Monday, May 19, 2014

The First Base Coach Problem


In thinking over the story of the dean at Saskatchewan who was fired for publicly disagreeing with his president, I thought about first-base coaches.

In baseball, the manager usually sits in the dugout throughout the game.  But when a team is batting, it dispatches other coaches to stand by first and third bases.  The job of the third base coach is to be the eyes in the back of the runner’s head; a runner coming from second towards third may not know whether it’s safe to run home, so he’ll look to the third base coach for a ‘go’ or ‘stop’ sign.  I’ve never been entirely clear on what first-base coaches do, since “run to first” is pretty much a given.  Maybe they relay signals to batters.  
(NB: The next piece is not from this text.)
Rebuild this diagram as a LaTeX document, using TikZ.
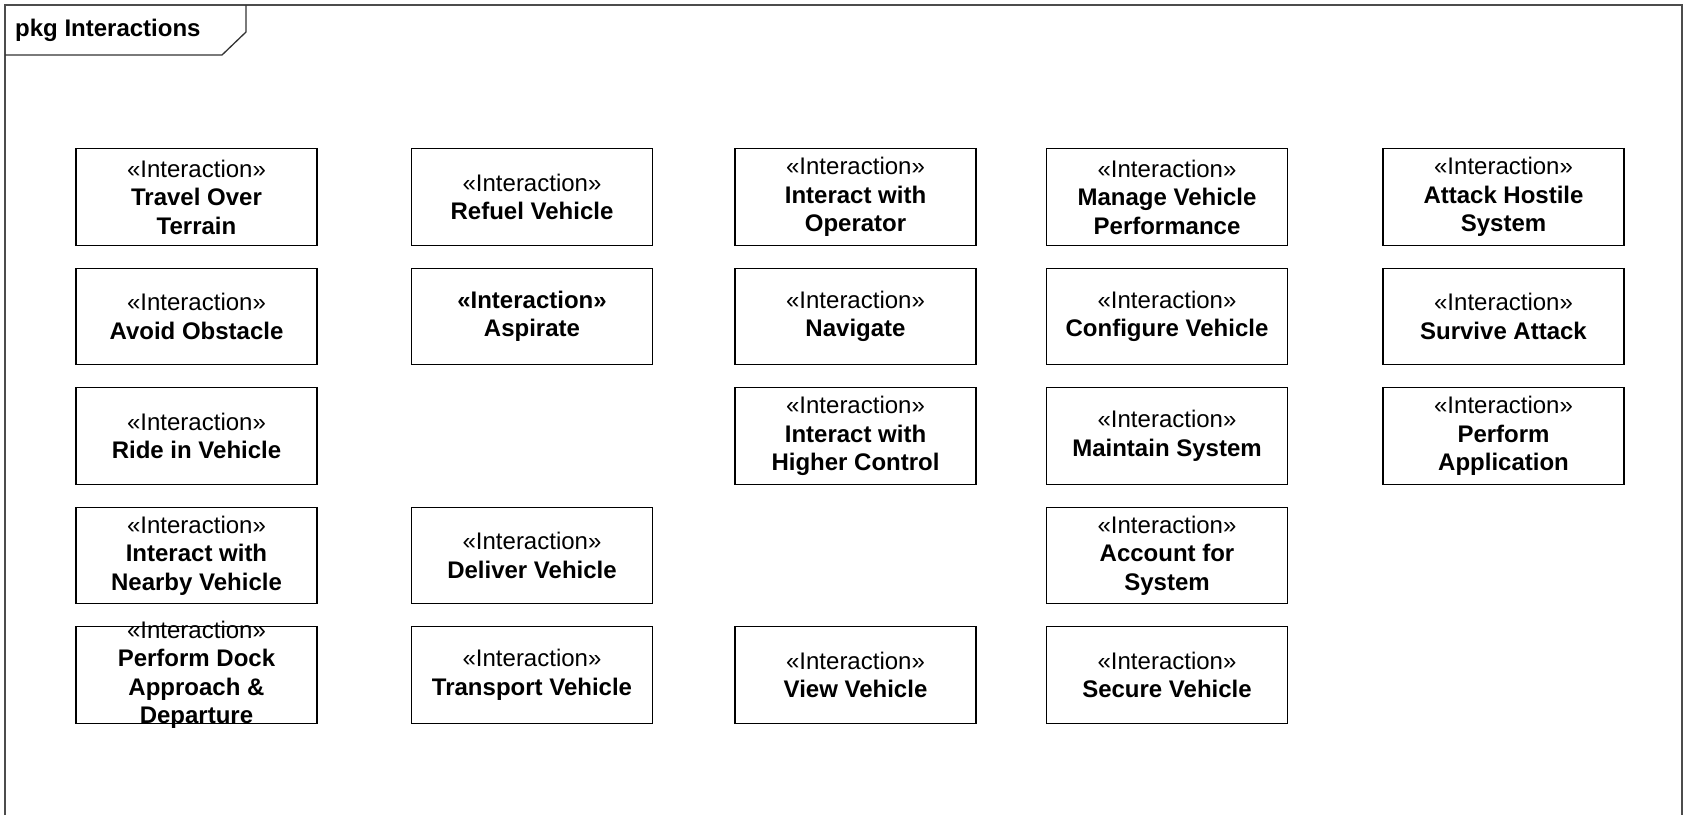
\documentclass[tikz,border=0pt]{standalone}
\usepackage{fontspec}
\setmainfont{Liberation Sans}
\begin{document}
\begin{tikzpicture}[x=1pt,y=-1pt,
  boxline/.style={draw=black,line width=1.1pt},
  ibox/.style={inner sep=0pt,align=center,font=\fontsize{24}{28.5}\selectfont,
    append after command={\pgfextra{\draw[boxline] (\tikzlastnode.center) ++(-120.5,-48.25) rectangle ++(241,96.5);}}},
  frameline/.style={draw=black!70,line width=1.5pt}]
\useasboundingbox (0,0) rectangle (1685,815);
% frame
\draw[frameline] (5,815) -- (5,5) -- (1682,5) -- (1682,815);
\draw[draw=black!80,line width=1.3pt] (5,55) -- (222,55) -- (246,32) -- (246,5);
\node[anchor=west,inner sep=0pt,font=\fontsize{24}{28.5}\selectfont\bfseries] (title) at (15,30) {pkg Interactions};
% column centers: 196.5, 532, 855.5, 1167, 1503.5 ; row centers: 197, 316.5, 436, 555.5, 675
\node[ibox] (b11) at (196.5,197) {«Interaction»\\\textbf{Travel Over}\\\textbf{Terrain}};
\node[ibox] (b12) at (532,197) {«Interaction»\\\textbf{Refuel Vehicle}};
\node[ibox] (b13) at (855.5,197) {«Interaction»\\\textbf{Interact with}\\\textbf{Operator}};
\node[ibox] (b14) at (1167,197) {«Interaction»\\\textbf{Manage Vehicle}\\\textbf{Performance}};
\node[ibox] (b15) at (1503.5,197) {«Interaction»\\\textbf{Attack Hostile}\\\textbf{System}};
\node[ibox] (b21) at (196.5,316.5) {«Interaction»\\\textbf{Avoid Obstacle}};
\node[ibox] (b22) at (532,316.5) {\textbf{«Interaction»}\\\textbf{Aspirate}};
\node[ibox] (b23) at (855.5,316.5) {«Interaction»\\\textbf{Navigate}};
\node[ibox] (b24) at (1167,316.5) {«Interaction»\\\textbf{Configure Vehicle}};
\node[ibox] (b25) at (1503.5,316.5) {«Interaction»\\\textbf{Survive Attack}};
\node[ibox] (b31) at (196.5,436) {«Interaction»\\\textbf{Ride in Vehicle}};
\node[ibox] (b33) at (855.5,436) {«Interaction»\\\textbf{Interact with}\\\textbf{Higher Control}};
\node[ibox] (b34) at (1167,436) {«Interaction»\\\textbf{Maintain System}};
\node[ibox] (b35) at (1503.5,436) {«Interaction»\\\textbf{Perform}\\\textbf{Application}};
\node[ibox] (b41) at (196.5,555.5) {«Interaction»\\\textbf{Interact with}\\\textbf{Nearby Vehicle}};
\node[ibox] (b42) at (532,555.5) {«Interaction»\\\textbf{Deliver Vehicle}};
\node[ibox] (b44) at (1167,555.5) {«Interaction»\\\textbf{Account for}\\\textbf{System}};
\node[ibox] (b51) at (196.5,675) {«Interaction»\\\textbf{Perform Dock}\\\textbf{Approach \&}\\\textbf{Departure}};
\node[ibox] (b52) at (532,675) {«Interaction»\\\textbf{Transport Vehicle}};
\node[ibox] (b53) at (855.5,675) {«Interaction»\\\textbf{View Vehicle}};
\node[ibox] (b54) at (1167,675) {«Interaction»\\\textbf{Secure Vehicle}};
\end{tikzpicture}
\end{document}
The first and third base coaches are ranked below the manager, and report to him.  While they do carry some level of authority, the major strategic decisions are made by the manager.  The lower-level coaches’ role is to carry out the decisions made by the manager.  They have to use some judgment in the process, but the judgment is understood to be in service of the direction set by the manager.  If the manager decides to downplay base-stealing to maximize the chance of the three-run homer, then the base coach needs to respect that, even if he would rather send the runners.  

The reason for that is clear.  If every coach is allowed to freelance, it will be impossible to execute any given strategy consistently.  Players won’t know which cues to follow.  (Or, just as likely, they’ll follow the cues of the person with the highest rank, leaving the lower-level folk as irrelevant as they would have been anyway.)  A base coach who argues with a manager in view of the players is asking to be terminated.  Even if the coach is right in that particular case, there’s a serious issue of the manager’s standing with the players.  

That said, there’s nothing preventing a coach from arguing with a manager behind closed doors.  I would guess that the most effective teams are the ones that combine healthy private discussion -- a form of quality control for ideas -- with disciplined execution once the decision has been made.  

Replace ‘manager’ with ‘president’ and ‘coach’ with ‘dean,’ and I think it works.  The president has to be able to set the major directions, ideally in consultation with the Board.  (Replace ‘Board’ with ‘owner.’)  Deans and other administrators need to be able to use judgment in the service of the major directions set by the president.  In a well-run college, I would hope that deans and others would be free to raise questions during the decision-making phase; nobody has a monopoly on wisdom, and quality control matters.  But once the decision is made, it’s made.

The alternative is chaos.  If the president says x, the provost says y, and the dean says z, to whom should a professor listen?  It’s usually better to implement a pretty good idea than to debate endlessly which one is best.

So what should the dean do when faced with a decision from above that he just can’t abide?

I’m thinking he really has two options.  She can suck it up, put aside her misgivings, and do her job, or she can leave.  Either option can make sense, depending on circumstances and the level of disagreement. (In many cases, the disagreement is real but relatively minor.  If everybody quit in a huff every time they disagreed about something, nobody would ever get anything done.) But staying on as a thorn in the side, or footdragging and sabotaging, wouldn’t be right.

I’ve faced this issue myself.  When I was at DeVry, I had hoped to see things move in a particular direction.  For a while, they did.  But then they reversed, and over time, the backwards motion got faster.  It became clear to me that staying on would mean carrying out a series of decisions that struck me as increasingly ill-advised, so I started sending out applications.  When I left, a colleague described his reaction as “surprised, but not shocked,” which seemed about right.  Based on what I heard from former colleagues over subsequent years, it was the right call.  I was able to work someplace that was more congruent with my academic values, and they were able to move decisively in the direction they wanted, for better or worse.

The idea of the heroic martyr rallying resistance from within just doesn’t square with how organizations have to work.  One person’s gadfly is another’s prima donna.  Colleges are complicated enough, with enough moving parts, without adding intramural politicking.  As uncomfortable as it can sometimes be, the first base coach has to understand his role.